In the ‘Second Treatise of the Government,’ Locke talks about the move of men from a natural state because of freedom governed embed by nature and why the authority of the civil government is vested in an executive and legislative power. These ideas developed through his texts such as the popular consent and sovereignty of the limitations and protection of property due to the challenges inherited an absolute monarchy (Locke 83). Locke also argued that people could dissolve a government if it did not abide by the bond of trust developed between the governor and the governed.  Locke also had the desire to protect a person’s property when it came to the establishment of the civil governments. According to him the definition of property was a person’s possession, liberty, and life.

Any land in this case that an individual cultivated belonged to him, same as any fruits picked from the ground. Locke also stated that “as the societies establish due to the growth of population, then it is mandatory for the government to regulate the property,” (Locke 89). When people consent to be governed, then the Civil government is established because of their executive and legislative power in a civil society. The executive power developed is the supreme law of property, and all requirements are supposed to follow and known (Locke 91). The executive power also enforces the rules of the legislature by exercising the powers of prerogative. Locke argued that with such a move, the government can use discretion in the enforcement of public goods only when the law is ignored or circumvented. The existence of the government, in this case, exists if people are allowed to be governed.

Ayatollah Khomeini was an Islamic religious leader that existed in 1979 in Iran following the removal of Shah from powers of the West. Upon his success, the revolution of Khomeini made him become the leader of Iran. According to Khomeini, he conveyed that the implementation and establishment of law based on the ordinances of Islam should be done under the Islamic state (Khomeini 562). He argued that people should not consent themselves with the promulgation of law but through the implementation of law through administering and stoning. The prophet, in this case, is made the successor, and his role is to expound more on law and the Islamic faith.
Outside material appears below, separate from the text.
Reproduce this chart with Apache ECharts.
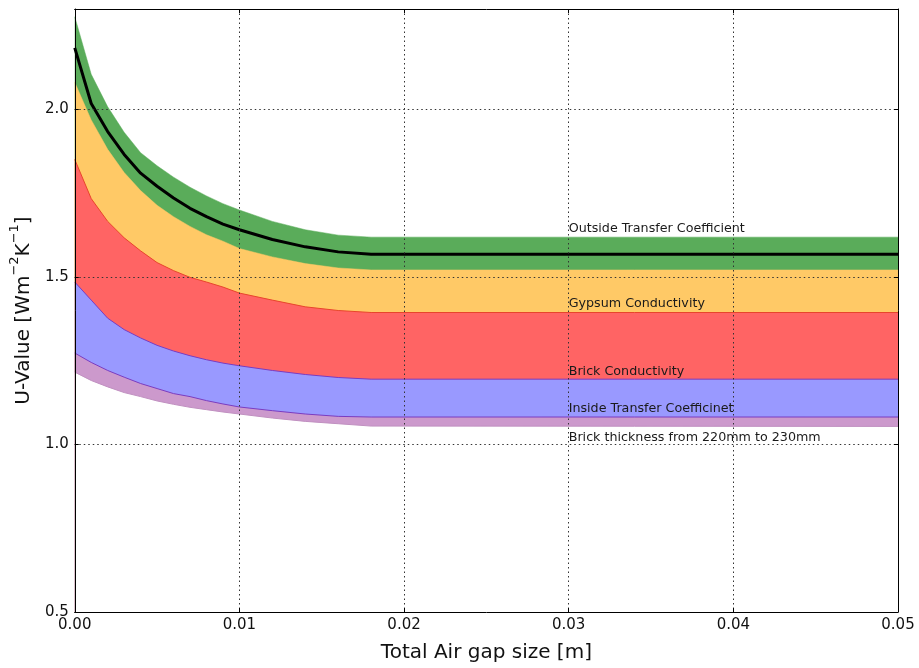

Khomeini also argued that the implementation of the law is only established through the Islamic institutions because the Islamic successor was appointed as the prophet (Khomeini 565).

The prophet appointed is still needed to establish and execute the law in the Islam society so that happiness may be attained after that. Social and law institutions according to Khomeini need to exist as an executor. The law is supposed to be everywhere and always especially when the legislation is beneficial because by itself. When the bill is established Khomeini argues that the executive power must be brought into power just the way the laws were developed. Vali-yi amr, in this case, is the individual who held the executive powers (Khomeini 569). Khomeini also argued that the enactment of the law should be necessitated by the prophet that was restricted or confined after his departure from earth. The author also claimed that the noble verses o the Quran have no limitations concerning place or time especially when the law is being enacted.

 Khomeini claimed that the law of Islam could be restricted to a particular period due to the creedal bases of Islam. Since it is necessary to enact the rules after the Prophet has departed, his deeds will remain until the government is established and the administrative organs are executed. Without the establishment of the organs and the formation of the government, through the enactment of the law, all the activities are then allowed to take place in the framework of the system (Khomeini 569). In this case, anarchy and chaos may arise from the prevalence of the moral, social and intellectual corruption. The best way in this case according to the author to prevent the disorder and anarchy to make the society safe from crime that may arise from the government by imparting order throughout the organization.


The argument about the governments according to John Locke and Ayatollah Ruhollah Khomeini show that before they gain power, people must agree to be controlled. Later people will form laws that run the powers of the government to avoid people of the societies being mistreated. According to Locke, he argued that the idea that coercion does of bringing people together and thus the powers of law are formed through the government. Khomeini, on the other hand, explained that a Prophet must be made a successor so that he can enact the laws that will govern people as well as reducing corruption.

Works Cited

Khomeini, Ayatollah ruhollah. “The Necessities on Islamic Government.’” Encyclopedia of Jews in the Islamic World, pp. 562–569., doi:10.1163/1878-9781_ejiw_sim_0002650.

Locke, John. “Locke the Man and Locke, the Writer.” John Locke: Two Treatises of Government, pp. 78–93., doi:10.1017/cbo9780511810268.003.